In other words, they can't possibly be copying Mr. Oizo, because they're just copying someone else.

(The hilarious thing is that if you Shazam "Triangle", Shazam thinks it's "Flatbeats", by an act called Lunde Bros.—a song that, sure enough, is based on the same damn Vengeance loop, but at least has the decency to be titled in homage to the Mr. Oizo song.)

A commenter on their Facebook page located the sample; apparently, it comes from the Vengeance Essential House Vol. 3 sample pack. Another user uploaded the sound to Zippyshare, and it's definitely the riff they used in "Triangle". Setting aside for a moment the fact that Nari and Milani clearly knew that the Vengeance sample they used sounded like "Flat Beat", because they indicate as much in their Facebook post, the real question is this: Why on earth would a pair of "producers" think that it was acceptable to copy the principal motif for one of their songs directly from a sample pack? Why aren't they mortified that they should have to admit to using generic, readymade content? Wouldn't it be a thousand times less embarrassing to just say that they copied "Flat Beat" from Mr. Oizo—it is, after all, an iconic song—rather than copping to using a plug-and-play loop that they fucking know copies "Flat Beat", and, moreover, they know has already been used by someone else?

I was going to say, because they thought they could get away with it. But on second thought, the answer is actually more complicated, and more interesting. Because it's clear that for these producers, who I suspect are all too representative of commercial EDM as a whole, they don't even think there's anything to get away with. They feel no shame because for them, buying pre-made loops and plugging them into an arrangement (almost certainly with other pre-made loops) is the most natural thing in the world. They have no concept that there's more to making music than combining readymade pieces. They have no concept that creating is different from consuming.

And I'm not sure they're alone in this! In a contemporary mediascape defined by aggregation and Tumblr-style "curation"—and before a public that expects all dance music to sound exactly alike, conditioned by one-hour sets peppered with the same slim handful of identikit chart-toppers—why would they believe any differently?
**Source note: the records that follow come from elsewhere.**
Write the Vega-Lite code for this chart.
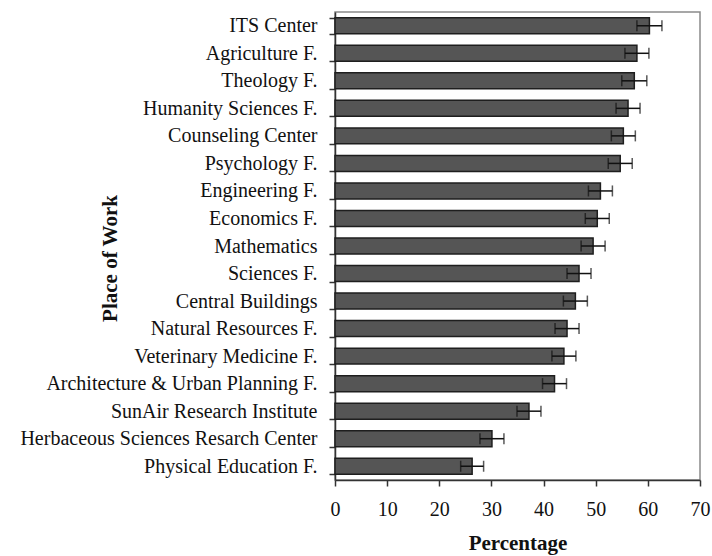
{
  "$schema": "https://vega.github.io/schema/vega-lite/v6.json",
  "autosize": "none",
  "width": 365,
  "height": 468,
  "padding": {"left": 335, "top": 12, "right": 12, "bottom": 76},
  "background": "white",
  "config": {
    "view": {"stroke": "#8a8a8a", "strokeWidth": 1.5},
    "font": "Liberation Serif",
    "axis": {"labelFont": "Liberation Serif", "titleFont": "Liberation Serif", "labelColor": "#111", "titleColor": "#111", "domainColor": "#333", "tickColor": "#333", "domainWidth": 1.5, "tickWidth": 1.5, "grid": false}
  },
  "data": {
    "values": [
      {"place": "ITS Center", "value": 60.3, "lo": 57.9, "hi": 62.7},
      {"place": "Agriculture F.", "value": 57.9, "lo": 55.6, "hi": 60.2},
      {"place": "Theology F.", "value": 57.4, "lo": 55.0, "hi": 59.8},
      {"place": "Humanity Sciences F.", "value": 56.2, "lo": 53.9, "hi": 58.5},
      {"place": "Counseling Center", "value": 55.3, "lo": 53.0, "hi": 57.6},
      {"place": "Psychology F.", "value": 54.7, "lo": 52.4, "hi": 57.0},
      {"place": "Engineering F.", "value": 50.9, "lo": 48.6, "hi": 53.2},
      {"place": "Economics F.", "value": 50.3, "lo": 48.0, "hi": 52.6},
      {"place": "Mathematics", "value": 49.5, "lo": 47.2, "hi": 51.8},
      {"place": "Sciences F.", "value": 46.8, "lo": 44.5, "hi": 49.1},
      {"place": "Central Buildings", "value": 46.1, "lo": 43.8, "hi": 48.4},
      {"place": "Natural Resources F.", "value": 44.5, "lo": 42.2, "hi": 46.8},
      {"place": "Veterinary Medicine F.", "value": 43.9, "lo": 41.6, "hi": 46.2},
      {"place": "Architecture & Urban Planning F.", "value": 42.1, "lo": 39.8, "hi": 44.4},
      {"place": "SunAir Research Institute", "value": 37.2, "lo": 34.9, "hi": 39.5},
      {"place": "Herbaceous Sciences Resarch  Center", "value": 30.1, "lo": 27.8, "hi": 32.4},
      {"place": "Physical Education F.", "value": 26.3, "lo": 24.1, "hi": 28.5}
    ]
  },
  "encoding": {
    "y": {
      "field": "place", "type": "nominal", "sort": null,
      "scale": {"paddingInner": 0.42, "paddingOuter": 0.21},
      "axis": {
        "title": "Place of Work", "titleFontSize": 21, "titleFontWeight": "bold",
        "titleAngle": -90, "titleX": -225, "titleY": 246, "titleBaseline": "middle", "titleAlign": "center",
        "labelFontSize": 20, "labelPadding": 12, "tickSize": 6, "tickBand": "extent", "labelLimit": 400
      }
    }
  },
  "layer": [
    {
      "mark": {"type": "bar", "fill": "#555555", "stroke": "#1e1e1e", "strokeWidth": 1.5},
      "encoding": {
        "x": {
          "field": "value", "type": "quantitative",
          "scale": {"domain": [0, 70], "nice": false},
          "axis": {"title": "Percentage", "titleFontSize": 21, "titleFontWeight": "bold", "titlePadding": 13,
                   "values": [0, 10, 20, 30, 40, 50, 60, 70], "labelFontSize": 20, "labelPadding": 13, "tickSize": 6, "labelFlush": false}
        }
      }
    },
    {
      "mark": {"type": "rule", "color": "#111", "strokeWidth": 1.5},
      "encoding": {
        "x": {"field": "lo", "type": "quantitative"},
        "x2": {"field": "hi"}
      }
    },
    {
      "mark": {"type": "tick", "color": "#111", "thickness": 1.5, "size": 11},
      "encoding": {"x": {"field": "lo", "type": "quantitative"}}
    },
    {
      "mark": {"type": "tick", "color": "#111", "thickness": 1.5, "size": 11},
      "encoding": {"x": {"field": "hi", "type": "quantitative"}}
    }
  ]
}
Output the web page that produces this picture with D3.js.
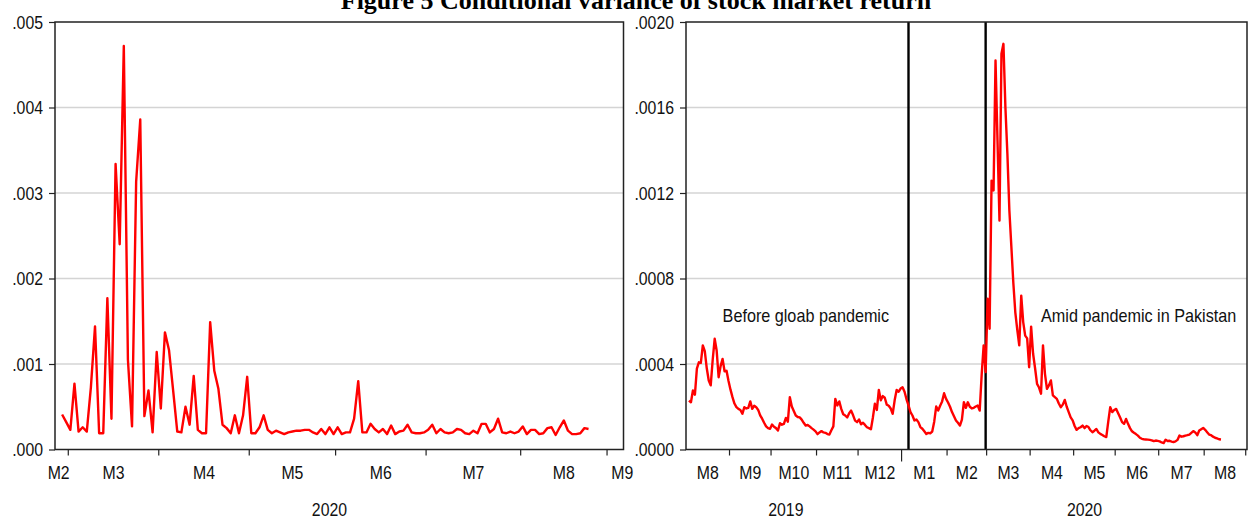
<!DOCTYPE html>
<html>
<head>
<meta charset="utf-8">
<script src="https://cdn.jsdelivr.net/npm/d3@7/dist/d3.min.js"></script>
<style>
  body { margin: 0; background: #fff; }
  svg { display: block; }
</style>
</head>
<body>
<div id="chart"></div>
<script>

// ---- data (daily values, one per trading day) ----

var chartTitle = "Figure 5 Conditional variance of stock market return";

// left panel: 2020, starts Thu 27 Feb
var leftStart = "2020-02-27";
var leftValues = [
	.00041, .00032, .00023, .00077, .00021, .00026, .00021, .00073, .00144, .00019,
	.00019, .00177, .00036, .00334, .00240, .00472, .00105, .00027, .00313, .00386,
	.00039, .00069, .00020, .00114, .00048, .00137, .00116, .00069, .00021, .00020,
	.00050, .00029, .00086, .00023, .00019, .00019, .00149, .00092, .00071, .00029,
	.00025, .00019, .00040, .00019, .00040, .00085, .00019, .00019, .00026, .00040,
	.00023, .00019, .00022, .00020, .00018, .00020, .00021, .00022, .00022, .00023,
	.00023, .00020, .00018, .00024, .00018, .00026, .00018, .00026, .00018, .00020,
	.00020, .00036, .00080, .00020, .00020, .00030, .00024, .00020, .00024, .00018,
	.00028, .00018, .00021, .00022, .00029, .00020, .00019, .00019, .00020, .00023,
	.00029, .00019, .00024, .00020, .00019, .00020, .00024, .00023, .00019, .00018,
	.00022, .00019, .00030, .00030, .00020, .00024, .00036, .00020, .00019, .00021,
	.00019, .00021, .00027, .00018, .00023, .00023, .00018, .00019, .00025, .00026,
	.00017, .00026, .00034, .00022, .00018, .00018, .00019, .00025, .00024
];
var leftMonthLabels = ["M2", "M3", "M4", "M5", "M6", "M7", "M8", "M9"];
var leftYTicks = [0, .001, .002, .003, .004, .005];
var leftYearLabels = [{ text: "2020", date: "2020-05-28" }];

// right panel: Aug 2019 - Aug 2020, starts Fri 2 Aug 2019
var rightStart = "2019-08-02";
var rightValues = [
	.000229, .000221, .000276, .000256, .000378, .000408, .000405, .000487, .000460, .000380,
	.000323, .000300, .000420, .000518, .000463, .000338, .000390, .000424, .000366, .000368,
	.000320, .000280, .000245, .000215, .000198, .000190, .000185, .000167, .000198, .000192,
	.000195, .000225, .000190, .000205, .000198, .000185, .000160, .000144, .000125, .000108,
	.000100, .000097, .000117, .000106, .000100, .000089, .000123, .000116, .000120, .000148,
	.000130, .000245, .000201, .000180, .000159, .000152, .000150, .000140, .000125, .000112,
	.000115, .000108, .000100, .000093, .000085, .000072, .000080, .000086, .000080, .000078,
	.000072, .000070, .000090, .000108, .000237, .000206, .000225, .000190, .000165, .000159,
	.000150, .000170, .000182, .000160, .000135, .000128, .000140, .000118, .000125, .000115,
	.000104, .000100, .000095, .000150, .000214, .000185, .000279, .000230, .000250, .000242,
	.000210, .000205, .000192, .000167, .000230, .000279, .000270, .000285, .000291, .000270,
	.000235, .000206, .000175, .000159, .000136, .000140, .000128, .000105, .000097, .000085,
	.000073, .000078, .000076, .000084, .000130, .000201, .000182, .000205, .000225, .000263,
	.000237, .000220, .000200, .000175, .000155, .000136, .000125, .000112, .000140, .000221,
	.000195, .000221, .000200, .000192, .000195, .000201, .000206, .000182, .000350, .000487,
	.000362, .000705, .000565, .001258, .001212, .001820, .001446, .001071, .001851, .001898,
	.001600, .001383, .001118, .000950, .000780, .000642, .000560, .000487, .000720, .000596,
	.000533, .000520, .000385, .000575, .000448, .000380, .000307, .000290, .000261, .000487,
	.000354, .000284, .000300, .000323, .000253, .000245, .000237, .000215, .000198, .000210,
	.000232, .000200, .000175, .000150, .000136, .000110, .000092, .000100, .000104, .000112,
	.000100, .000110, .000105, .000090, .000081, .000088, .000096, .000080, .000073, .000068,
	.000062, .000058, .000130, .000198, .000175, .000185, .000190, .000170, .000150, .000128,
	.000120, .000143, .000120, .000100, .000085, .000078, .000072, .000065, .000055, .000050,
	.000048, .000047, .000046, .000045, .000043, .000039, .000042, .000040, .000038, .000033,
	.000030, .000046, .000040, .000041, .000037, .000035, .000038, .000045, .000065, .000060,
	.000062, .000065, .000067, .000070, .000078, .000086, .000080, .000067, .000089, .000095,
	.000101, .000092, .000081, .000070, .000067, .000060, .000055, .000052, .000048, .000047
];
var rightMonthLabels = ["M8", "M9", "M10", "M11", "M12", "M1", "M2", "M3", "M4", "M5", "M6", "M7", "M8"];
var rightYTicks = [0, .0004, .0008, .0012, .0016, .0020];
var rightYearLabels = [{ text: "2019", date: "2019-10-10" }, { text: "2020", date: "2020-05-08" }];
var rightEventDates = ["2020-01-06", "2020-02-28"];
var rightNotes = [
	{ text: "Before gloab pandemic", date: "2019-08-27", value: .000597 },
	{ text: "Amid pandemic in Pakistan", date: "2020-04-08", value: .000598 }
];


// ---- helpers ----

var W = 1249, H = 519;
var SX = 0.88;          // the figure's text is a little condensed
var FONT = "'Liberation Sans', Arial, sans-serif";
var parse = d3.timeParse("%Y-%m-%d");

function isWeekday(d) { return d.getDay() !== 0 && d.getDay() !== 6; }

// position of a date counted in trading (week) days from an origin
function tradingIndex(origin, d) {
	if (d >= origin) return d3.timeDay.range(origin, d).filter(isWeekday).length;
	return -d3.timeDay.range(d, origin).filter(isWeekday).length;
}

function addText(sel, x, y, str, anchor, sx) {
	return sel.append("text")
		.attr("transform", "translate(" + x + "," + y + ") scale(" + (sx || SX) + ",1)")
		.attr("text-anchor", anchor || "middle")
		.attr("font-family", FONT)
		.attr("font-size", 18)
		.attr("fill", "#111")
		.text(str);
}

var svg = d3.select("#chart").append("svg")
	.attr("width", W)
	.attr("height", H);

svg.append("rect").attr("width", W).attr("height", H).attr("fill", "#fff");

svg.append("text")
	.attr("x", 636)
	.attr("y", 9)
	.attr("text-anchor", "middle")
	.attr("font-family", "'Liberation Serif', 'Times New Roman', serif")
	.attr("font-weight", "bold")
	.attr("font-size", 26)
	.attr("fill", "#000")
	.text(chartTitle);


/**
 * Draws one panel: frame, grid, y axis, trading-day x axis, series
 */
function drawPanel(cfg) {

	var origin = parse(cfg.origin);
	var g = svg.append("g");

	var x = d3.scaleLinear().domain(cfg.xDomain).range([cfg.left, cfg.right]);
	var y = d3.scaleLinear().domain([0, cfg.yMax]).range([cfg.bottom, cfg.top]);

	// grid
	g.append("g").selectAll("line")
		.data(cfg.yTicks.slice(1, -1))
		.join("line")
		.attr("x1", cfg.left).attr("x2", cfg.right)
		.attr("y1", function(d){ return y(d); })
		.attr("y2", function(d){ return y(d); })
		.attr("stroke", "#d4d4d4")
		.attr("stroke-width", 1.5);

	// y axis
	var yAxis = g.append("g")
		.attr("transform", "translate(" + cfg.left + ",0)")
		.call(d3.axisLeft(y)
			.tickValues(cfg.yTicks)
			.tickSize(6)
			.tickSizeOuter(0)
			.tickFormat(function(d){ return d3.format(cfg.yFormat)(d).replace(/^0/, ""); }));
	yAxis.select(".domain").remove();
	yAxis.selectAll("line").attr("stroke", "#222").attr("stroke-width", 1.2);
	yAxis.selectAll("text")
		.attr("font-family", FONT)
		.attr("font-size", 18)
		.attr("fill", "#111")
		.attr("x", -12 / SX)
		.attr("dy", "0.34em")
		.attr("transform", "scale(" + SX + ",1)");

	// month boundaries, in trading-day units
	var months = d3.timeMonth.range(parse(cfg.firstMonth), d3.timeMonth.offset(parse(cfg.firstMonth), cfg.monthLabels.length + 1));
	var bounds = months.map(function(m){
		return { date: m, pos: tradingIndex(origin, m) - 0.5 };
	});

	var xTicks = bounds.filter(function(b){ return b.pos > cfg.xDomain[0] && b.pos <= cfg.xDomain[1]; });

	g.append("g").selectAll("line")
		.data(xTicks)
		.join("line")
		.attr("x1", function(d){ return x(d.pos); })
		.attr("x2", function(d){ return x(d.pos); })
		.attr("y1", cfg.bottom)
		.attr("y2", function(d){ return cfg.bottom + (d.date.getMonth() === 0 ? 12 : 6); })
		.attr("stroke", "#222")
		.attr("stroke-width", 1.2);

	cfg.monthLabels.forEach(function(lbl, i){
		var a = Math.max(bounds[i].pos, cfg.xDomain[0]);
		var b = Math.min(bounds[i + 1].pos, cfg.xDomain[1]);
		var cx = (x(a) + x(b)) / 2;
		if (bounds[i].pos < cfg.xDomain[0]) cx -= 3;
		if (bounds[i + 1].pos > cfg.xDomain[1]) cx += 7;
		addText(g, cx, 479, lbl);
	});

	cfg.yearLabels.forEach(function(yl){
		addText(g, x(tradingIndex(origin, parse(yl.date))), 516, yl.text);
	});

	// event lines
	(cfg.events || []).forEach(function(ev){
		var px = x(tradingIndex(origin, parse(ev)));
		g.append("line")
			.attr("x1", px).attr("x2", px)
			.attr("y1", cfg.top).attr("y2", cfg.bottom)
			.attr("stroke", "#000")
			.attr("stroke-width", 2.4);
	});

	// series
	var start = tradingIndex(origin, parse(cfg.start));
	var line = d3.line()
		.x(function(d, i){ return x(start + i); })
		.y(function(d){ return y(d); });

	g.append("path")
		.datum(cfg.values)
		.attr("d", line)
		.attr("fill", "none")
		.attr("stroke", "#ff0000")
		.attr("stroke-width", 2.4)
		.attr("stroke-linejoin", "round");

	// notes
	(cfg.notes || []).forEach(function(n){
		addText(g, x(tradingIndex(origin, parse(n.date))), y(n.value), n.text, "start", 0.9);
	});

	// frame
	g.append("rect")
		.attr("x", cfg.left).attr("y", cfg.top)
		.attr("width", cfg.right - cfg.left)
		.attr("height", cfg.bottom - cfg.top)
		.attr("fill", "none")
		.attr("stroke", "#222")
		.attr("stroke-width", 1.5);
}


drawPanel({
	left: 55, right: 623.5, top: 22, bottom: 449.5,
	origin: "2020-03-02",
	xDomain: [-3.73, 134.5],
	firstMonth: "2020-02-01",
	monthLabels: leftMonthLabels,
	yearLabels: leftYearLabels,
	yMax: .005,
	yTicks: leftYTicks,
	yFormat: ".3f",
	start: leftStart,
	values: leftValues
});

drawPanel({
	left: 686, right: 1247, top: 22, bottom: 449.5,
	origin: "2019-08-01",
	xDomain: [-0.5, 283.15],
	firstMonth: "2019-08-01",
	monthLabels: rightMonthLabels,
	yearLabels: rightYearLabels,
	yMax: .002,
	yTicks: rightYTicks,
	yFormat: ".4f",
	start: rightStart,
	values: rightValues,
	events: rightEventDates,
	notes: rightNotes
});

</script>
</body>
</html>
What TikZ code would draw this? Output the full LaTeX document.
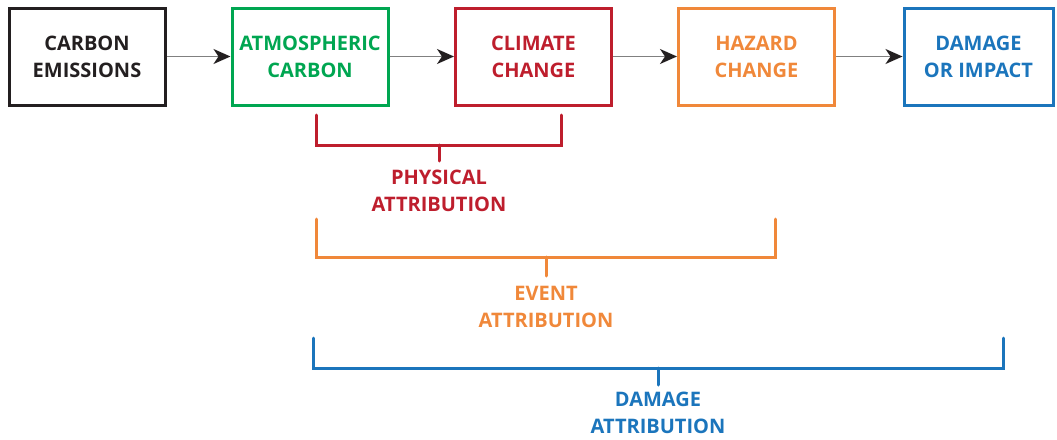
\documentclass[tikz,border=0pt]{standalone}
\usepackage{fontspec}
\setmainfont{Open Sans}
\usetikzlibrary{arrows.meta}
\definecolor{cblack}{HTML}{231F20}
\definecolor{cgreen}{HTML}{00A651}
\definecolor{cred}{HTML}{BE1E2D}
\definecolor{corange}{HTML}{F0883A}
\definecolor{cblue}{HTML}{1B75BC}
\definecolor{cgray}{HTML}{808080}
\tikzset{
  box/.style={draw, line width=3pt, minimum width=156pt, minimum height=97pt, inner sep=0pt, align=center,
    font=\fontsize{20}{27}\selectfont\bfseries},
  lbl/.style={align=center, inner sep=0pt, font=\fontsize{20}{27}\selectfont\bfseries},
  arr/.style={draw=cgray, line width=1.5pt, -{Stealth[length=17pt,width=15pt,inset=5pt,color=cblack]}},
  brk/.style={line width=3pt, line cap=round, line join=miter}
}
\begin{document}
\begin{tikzpicture}[x=1pt,y=-1pt]
\useasboundingbox (0,0) rectangle (1057,439);
% boxes
\node[box, draw=cblack, text=cblack] (b1) at (87,56.5) {CARBON\\EMISSIONS};
\node[box, draw=cgreen, text=cgreen] (b2) at (310,56.5) {ATMOSPHERIC\\CARBON};
\node[box, draw=cred, text=cred] (b3) at (533.5,56.5) {CLIMATE\\CHANGE};
\node[box, draw=corange, text=corange] (b4) at (756.5,56.5) {HAZARD\\CHANGE};
\node[box, draw=cblue, text=cblue, minimum width=149pt] (b5) at (978.5,56.5) {DAMAGE\\OR IMPACT};
% arrows
\draw[arr] (b1.east) -- (b2.west);
\draw[arr] (b2.east) -- (b3.west);
\draw[arr] (b3.east) -- (b4.west);
\draw[arr] (b4.east) -- (b5.west);
% labels
\node[lbl, text=cred] (l1) at (439,190.5) {PHYSICAL\\ATTRIBUTION};
\node[lbl, text=corange] (l2) at (546,306.5) {EVENT\\ATTRIBUTION};
\node[lbl, text=cblue] (l3) at (658,413) {DAMAGE\\ATTRIBUTION};
% brackets
\coordinate (p1a) at (316,115);
\coordinate (p1b) at (561,115);
\coordinate (p1s) at (439,161);
\draw[brk, draw=cred] (p1a) -- (316,145) -- (561,145) -- (p1b);
\draw[brk, draw=cred] (439,145) -- (p1s);
\coordinate (p2a) at (316,219);
\coordinate (p2b) at (775,219);
\coordinate (p2s) at (546,276);
\draw[brk, draw=corange] (p2a) -- (316,257) -- (775,257) -- (p2b);
\draw[brk, draw=corange] (546,257) -- (p2s);
\coordinate (p3a) at (313,338);
\coordinate (p3b) at (1003,338);
\coordinate (p3s) at (658,385);
\draw[brk, draw=cblue] (p3a) -- (313,368) -- (1003,368) -- (p3b);
\draw[brk, draw=cblue] (658,368) -- (p3s);
\end{tikzpicture}
\end{document}
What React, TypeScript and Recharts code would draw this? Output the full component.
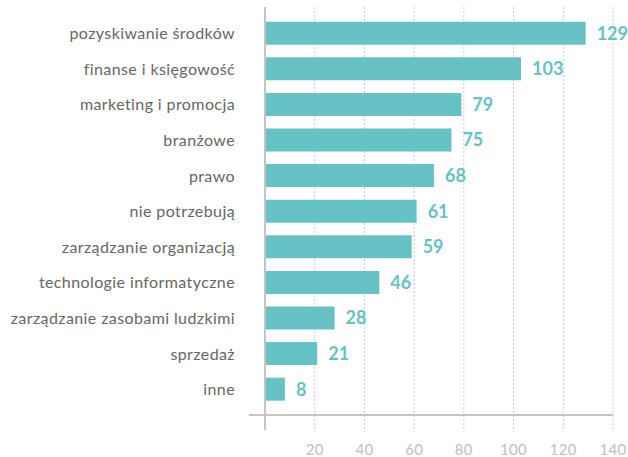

Spacemen 3 once wrote "Taking Drugs to Make Music to Take Drugs To"; it's clear that the prevailing attitude among EDM producers is "consuming content to make content to"—well, to take drugs to. Maybe they should just cut out the middleman, scrap those enormous DJ fees, and everyone could take drugs while wiling out to Vengeance sample packs. Loops for everyone! The first one's always free.